Marcellin Henri Fescourt, cinéaste biterrois né le 23 novembre 1880, était aussi Carcassonnais par sa mère. Nos recherches généalogiques ont abouti à cette conclusion. Le célèbre réalisateur des Misérables (1925), premier film porté à l’écran d’après le célèbre roman de Victor Hugo, passait dans sa jeunesse toutes ses vacances d’été à Carcassonne. Il fallait sans doute qu’il y ait une raison à cela. Nos investigations permettent désormais d’établir avec certitude qu’une partie de sa famille s’y trouvait. Mieux encore, les résultats obtenus identifient les rapports ayant existé entre Fescourt et d’autres personnages connus de notre ville.
Henri Fescourt est le fils de Marie Louis Charles Fescourt, professeur de lettres au collège de Béziers, et de Jeanne Marie Charlotte Magrou, native de Carcassonne. Son grand père maternel, Etienne Magrou, originaire de Moux, tient une boulangerie dans l’actuelle rue Cros-Mayrevieille à la Cité médiévale. À l’âge de 14 ans, le jeune homme quitte Béziers pour le lycée de Carcassonne afin de préparer le baccalauréat. Il a pour professeur de philosophie, le célèbre journaliste Gustave Téry et fréquente son cousin Henry de Monfreid (1879-1974), son camarade de classe. En compagnie de ce dernier, Fescourt s’éprend de chevalerie médiévale sur les remparts de la Cité. Bientôt, ils se reverront à Paris chez Antoinette, la tante Magrou1.

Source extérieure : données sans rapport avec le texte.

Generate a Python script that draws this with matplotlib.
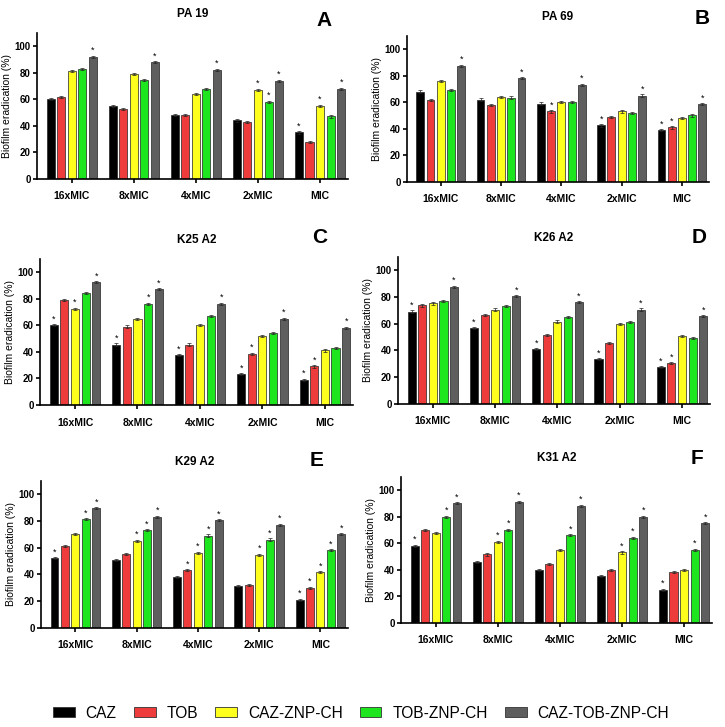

L'ancienne boulangerie d'Etienne Magrou dans la Cité médiévale. M. Vidal lui succéda puis la famille Bacharan.
Son intérêt pour le cinématographe semble se manifester à cette époque ; au cours d’une conversation, il apprend au début de 1896 que l’on a réussi à animer la photographie. Bachelier es-lettres, Henri Fescourt poursuit ses études juridiques à Paris à partir du mois de novembre 1899 et obtient sa licence deux ans plus tard. Tout en préparant son doctorat, il passe ses loisirs dans l’étude du contrepoint, de la fugue et de l’orchestration. De son propre aveu, ses parents ne l’ont jamais détourné de sa fibre artistique. Fescourt se présente à la Schola Cantorum sur les conseils de Guy Ropartz. Admis dans la classe de composition de Vincent d’Indy, son maître vénéré, il côtoie Eric Satie et Isaac Albeniz.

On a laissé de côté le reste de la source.